São Francisco de Assis e a Paz
Para a sua iniciativa audaciosa e profética, João Paulo II quis escolher o sugestivo cenário desta Cidade de Assis, universalmente conhecida pela figura de São Francisco.
De facto, o Pobrezinho encarnou de modo exemplar a bem-aventurança proclamada por Jesus no Evangelho: «Felizes os pacificadores, porque serão chamados filhos de Deus» (Mt 5,9). O testemunho que ele deu no seu tempo faz com que seja um ponto de referência natural para todos os que, também hoje, cultivam o ideal da paz, do respeito pela natureza, do diálogo entre as pessoas, religiões e culturas. Contudo, é importante recordar, se não se quiser atraiçoar a sua mensagem, que foi a opção radical de Cristo que lhe forneceu a chave de compreensão da fraternidade à qual todos os homens estão chamados, e na qual também as criaturas inanimadas, do “irmão sol” à “irmã lua”, participam de certo forma.

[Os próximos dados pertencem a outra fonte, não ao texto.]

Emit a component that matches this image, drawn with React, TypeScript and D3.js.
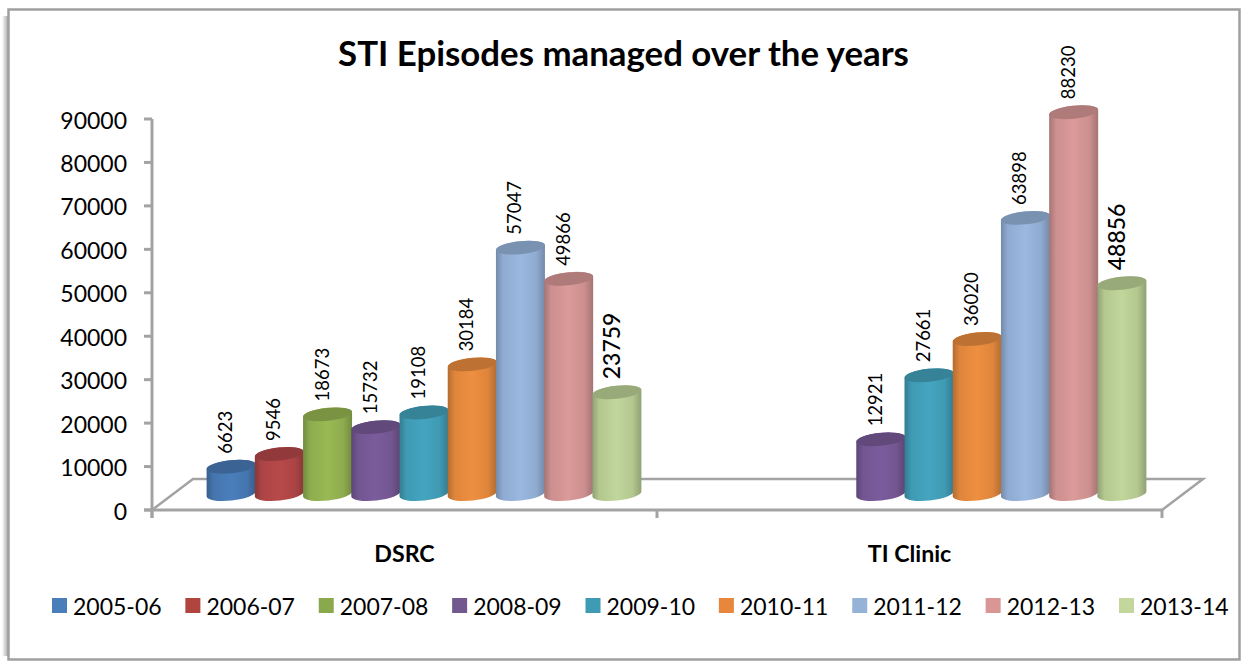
import React from "react";
import * as d3 from "d3";

const title = "STI Episodes managed over the years";
const categories = ["DSRC", "TI Clinic"];
const seriesNames = ["2005-06", "2006-07", "2007-08", "2008-09", "2009-10", "2010-11", "2011-12", "2012-13", "2013-14"];
const dsrcValues = [6623, 9546, 18673, 15732, 19108, 30184, 57047, 49866, 23759];
const tiValues = [null, null, null, 12921, 27661, 36020, 63898, 88230, 48856];
const yTicks = [0, 10000, 20000, 30000, 40000, 50000, 60000, 70000, 80000, 90000];
const sideLight = ["#4a7ebb", "#b8494a", "#98b954", "#7a5c9c", "#44a5c0", "#ee8f40", "#9ab8e0", "#dc9a9a", "#c0d69a"];
const legendSwatch = ["#4a7ebb", "#b0443f", "#8aa84c", "#71588f", "#3f9bb3", "#e8873c", "#95b3d7", "#d99694", "#c3d69b"];

const W = 1241, H = 662;
const x0 = 152, x1 = 1162, yBase = 510, yTop = 119;
const depthX = 41, depthY = 31, barLift = 14.5, bottomLift = 16;
const rx = 24.5, ry = 6.5, tilt = -6;
const font = "Lato, Carlito, sans-serif";
const axisColor = "#a3a3a3";

const yScale = d3.scaleLinear().domain([0, 90000]).range([yBase, yTop]);
const groupScale = d3.scaleBand<string>().domain(categories).range([x0, x1]);
const innerScale = d3.scaleBand<number>().domain(d3.range(seriesNames.length)).range([55, 489]);
const legendScale = d3.scalePoint<string>().domain(seriesNames).range([52, 1119]);

function Bar({ cat, i, value }: { cat: string; i: number; value: number }) {
  const cx = (groupScale(cat) as number) + (innerScale(i) as number) + innerScale.bandwidth() / 2;
  const top = yScale(value) - barLift;
  const bottom = yScale(0) - bottomLift;
  const dx = rx, dy = rx * Math.sin((-tilt * Math.PI) / 180);
  const body =
    `M${cx - dx},${top + dy} L${cx - dx},${bottom + dy} ` +
    `A${rx},${ry} ${tilt} 0 0 ${cx + dx},${bottom - dy} L${cx + dx},${top - dy} ` +
    `A${rx},${ry} ${tilt} 0 0 ${cx - dx},${top + dy} Z`;
  const topColor = d3.color(sideLight[i])!.darker(0.65).formatHex();
  const big = i === seriesNames.length - 1;
  return (
    <g>
      <path d={body} fill={`url(#bar${i})`} />
      <ellipse cx={cx} cy={top} rx={rx} ry={ry} fill={topColor} transform={`rotate(${tilt} ${cx} ${top})`} />
      <text
        transform={`translate(${cx - 6},${top - 13}) rotate(-90)`}
        fontFamily={font}
        fontSize={big ? 23 : 18.5}
        fontWeight={big ? 500 : 400}
        dominantBaseline="central"
        fill="#000"
      >
        {value}
      </text>
    </g>
  );
}

export default function App() {
  return (
    <svg width={W} height={H} viewBox={`0 0 ${W} ${H}`} style={{ position: "absolute", left: 0, top: 0, display: "block" }}>
      <defs>
        {sideLight.map((c, i) => {
          const base = d3.color(c)!;
          const dark = base.darker(0.8).formatHex();
          const mid = base.darker(0.2).formatHex();
          const light = base.formatHex();
          return (
            <linearGradient key={c} id={`bar${i}`} x1="0" x2="1" y1="0" y2="0">
              <stop offset="0" stopColor={dark} />
              <stop offset="0.14" stopColor={mid} />
              <stop offset="0.5" stopColor={light} />
              <stop offset="0.82" stopColor={mid} />
              <stop offset="1" stopColor={dark} />
            </linearGradient>
          );
        })}
        <linearGradient id="shadow" x1="0" x2="1" y1="0" y2="0">
          <stop offset="0" stopColor="#fff" />
          <stop offset="1" stopColor="#a8a8a8" />
        </linearGradient>
      </defs>
      <rect width={W} height={H} fill="#fff" />
      <rect x={2} y={16} width={6} height={640} fill="url(#shadow)" />
      <rect x={8.5} y={9.5} width={1231} height={650} fill="#fff" stroke="#a0a0a0" strokeWidth={2.5} />

      <text x={623.5} y={66} textAnchor="middle" fontFamily={font} fontSize={34.8} fontWeight={700} fill="#000">
        {title}
      </text>

      <g fill="none" stroke={axisColor} strokeWidth={3}>
        <path d={`M${x0},${yBase} L${x0 + depthX},${yBase - depthY} L${x1 + depthX},${yBase - depthY} L${x1},${yBase}`} strokeWidth={2.5} />
        <line x1={x0} x2={x0} y1={yTop} y2={yBase + 8} />
        <line x1={x0 - 8} x2={x1} y1={yBase} y2={yBase} />
        {yTicks.map((t) => (
          <line key={t} x1={x0 - 8} x2={x0} y1={yScale(t)} y2={yScale(t)} />
        ))}
        {[...categories.map((c) => groupScale(c) as number), x1].map((x) => (
          <line key={x} x1={x} x2={x} y1={yBase} y2={yBase + 8} />
        ))}
      </g>

      {yTicks.map((t) => (
        <text key={t} x={127} y={yScale(t) + 0.5} textAnchor="end" dominantBaseline="central" fontFamily={font} fontSize={23} fill="#000">
          {t}
        </text>
      ))}

      {dsrcValues.map((v, i) => (v == null ? null : <Bar key={i} cat={categories[0]} i={i} value={v} />))}
      {tiValues.map((v, i) => (v == null ? null : <Bar key={i} cat={categories[1]} i={i} value={v} />))}

      {categories.map((c) => (
        <text
          key={c}
          x={(groupScale(c) as number) + groupScale.bandwidth() / 2}
          y={553}
          textAnchor="middle"
          dominantBaseline="central"
          fontFamily={font}
          fontSize={23.2}
          fontWeight={700}
          fill="#000"
        >
          {c}
        </text>
      ))}

      {seriesNames.map((s, i) => (
        <g key={s} transform={`translate(${legendScale(s)},598)`}>
          <rect width={15} height={15} fill={legendSwatch[i]} />
          <text x={21} y={7.5} dominantBaseline="central" fontFamily={font} fontSize={23} fill="#000">
            {s}
          </text>
        </g>
      ))}
    </svg>
  );
}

Portanto, apraz-me recordar que, em coincidência com este vigésimo aniversário da iniciativa pela paz de João Paulo II, celebra-se também o oitavo centenário da conversão de São Francisco. As duas comemorações iluminam-se reciprocamente. Nas palavras a ele dirigidas pelo Crucifixo de São Damião “Vai Francisco, restaura a minha casa...” na sua opção de radical pobreza, no abraço ao leproso no qual se expressou a sua nova capacidade de ver e amar Cristo nos irmãos que sofrem, tinha início aquela aventura humana e cristã que continua a atrair tantos homens do nosso tempo e faz com que esta Cidade seja meta de numerosas peregrinações. […]
Queira transmitir a todos também a minha afectuosa saudação, comunicando-lhes a minha Bênção, que acompanho com os votos e a oração do Pobrezinho de Assis: “O Senhor vos dê a paz!”
Castelgandolfo, 2 de Setembro de 2006.